Voltaire prend la peine de réfuter la théorie des monades, que Newton, Locke et Clarke se contentèrent de tourner en ridicule[1]. Ailleurs, lui-même fait comme eux. « Voilà Joseph-Godefroi Leibniz, écrit-il par exemple à S’Gravesande, qui a découvert que la matière est un assemblage de monades. Soit ; je ne le comprends pas, ni lui non plus » (1er juin 1741).

Et que dire de l’harmonie préétablie ? Peut-on soutenir sérieusement que l’âme n’a aucun commerce avec le corps, que ce sont comme deux horloges faites par Dieu « en correspondance », dont l’une montre les heures et l’autre les sonne ? Ainsi, quand Virgile composait l’Énéide, sa main l’écrivait sans obéir à son âme ? Dieu avait réglé de tout temps que l’âme de Virgile ferait des vers et qu’une main attachée au corps de Virgile mettrait ces vers par écrit ? Voilà pourtant ce que Leibniz veut nous faire croire[2]. Pourquoi ne sut-il pas ignorer ? Mieux valait reconnaître son ignorance que d’imaginer des chimères. L’inventeur de l’harmonie préétablie et des monades est, en propres termes, un charlatan[3].

Les seuls philosophes que Voltaire estime, qu’il trouve utiles au genre humain, ce sont ceux qui se mettent en garde contre l’esprit de système, qui ne substituent pas aux faits des constructions abstraites ; c’est Bacon d’abord, puis Newton, et surtout Locke.
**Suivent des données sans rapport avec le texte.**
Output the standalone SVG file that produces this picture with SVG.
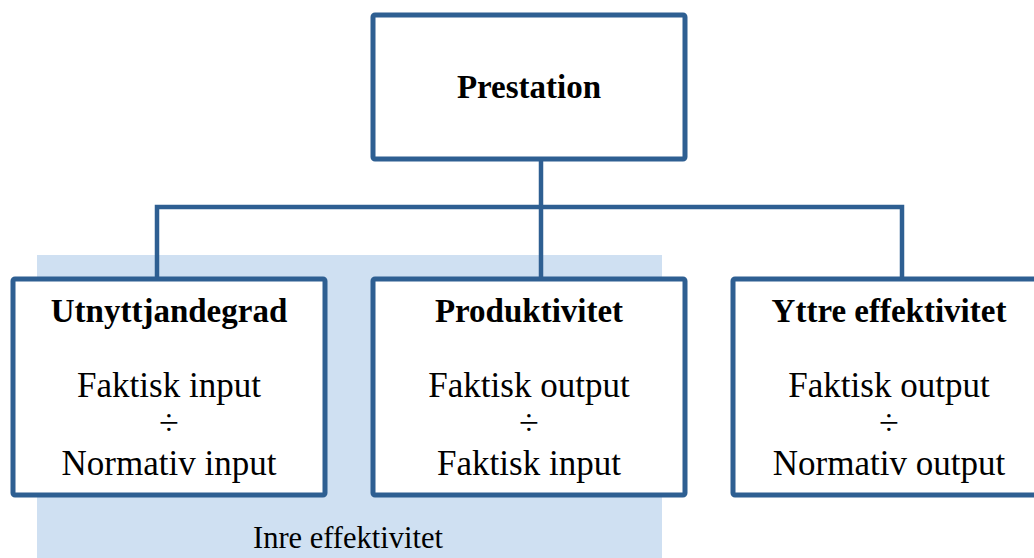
<svg xmlns="http://www.w3.org/2000/svg" width="1034" height="558" viewBox="0 0 1034 558">
<style>
.box{fill:#fff;stroke:#2E5F92;stroke-width:5;stroke-linejoin:round}
.conn{fill:none;stroke:#2E5F92;stroke-width:4.5}
text{font-family:"Liberation Serif","Times New Roman",serif;fill:#000;text-anchor:middle}
.t{font-weight:bold;font-size:33px}
.r{font-size:35px}
.d{font-size:36px}
.s{font-size:30.5px}
</style>
<rect id="inre" x="37" y="255" width="625" height="303" fill="#CFE0F2"/>
<g id="connectors">
<line class="conn" x1="541" y1="159" x2="541" y2="279"/>
<polyline class="conn" points="157,279 157,207 902,207 902,279"/>
</g>
<g id="prestation">
<rect class="box" x="373" y="15" width="312" height="144" rx="2"/>
<text class="t" x="529" y="98">Prestation</text>
</g>
<g id="utnyttjandegrad">
<rect class="box" x="13" y="279" width="312" height="216" rx="2"/>
<text class="t" x="169" y="322">Utnyttjandegrad</text>
<text class="r" x="169" y="397">Faktisk input</text>
<text class="d" x="169" y="435">÷</text>
<text class="r" x="169" y="475">Normativ input</text>
</g>
<g id="produktivitet">
<rect class="box" x="373" y="279" width="312" height="216" rx="2"/>
<text class="t" x="529" y="322">Produktivitet</text>
<text class="r" x="529" y="397">Faktisk output</text>
<text class="d" x="529" y="435">÷</text>
<text class="r" x="529" y="475">Faktisk input</text>
</g>
<g id="yttre">
<rect class="box" x="733" y="279" width="312" height="216" rx="2"/>
<text class="t" x="889" y="322">Yttre effektivitet</text>
<text class="r" x="889" y="397">Faktisk output</text>
<text class="d" x="889" y="435">÷</text>
<text class="r" x="889" y="475">Normativ output</text>
</g>
<text class="s" x="348" y="548">Inre effektivitet</text>
</svg>
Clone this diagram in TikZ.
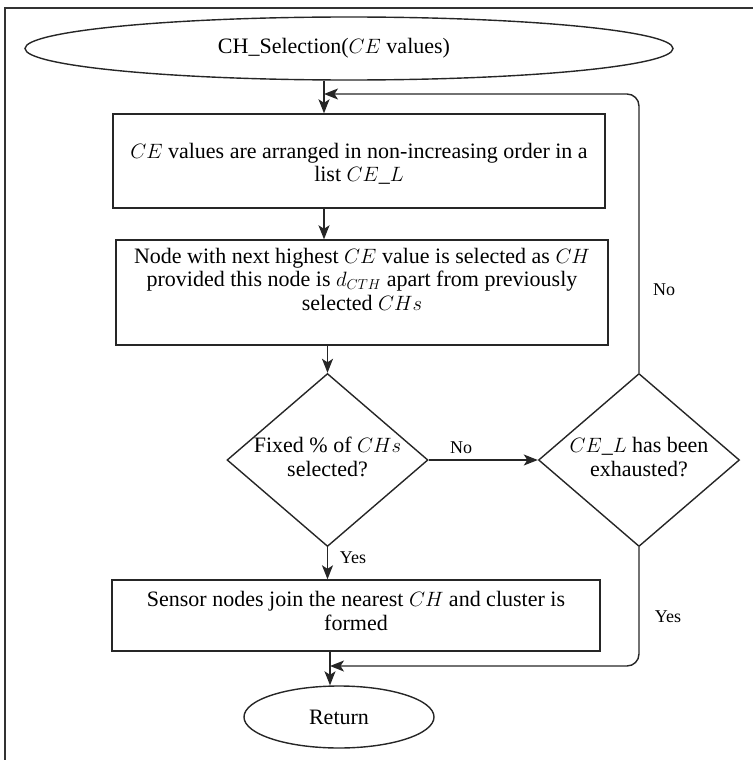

  1. Élém. de la Philos. de Newton, XXXVIII, 60.
  2. Ibid., id., 46, 47.
  3. « Que dites-vous de la collection des ouvrages de Leibniz ? Ne trouvez-vous pas que cet homme était un charlatan et le Gascon de l’Allemagne ? » (Lettre à d’Alembert, 23 déc. 1768). — « Je suis fâché pour Leibniz, qui sûrement était un grand génie, qu’il ait été un peu charlatan » (Lettre à Condorcet, 1er sept. 1772).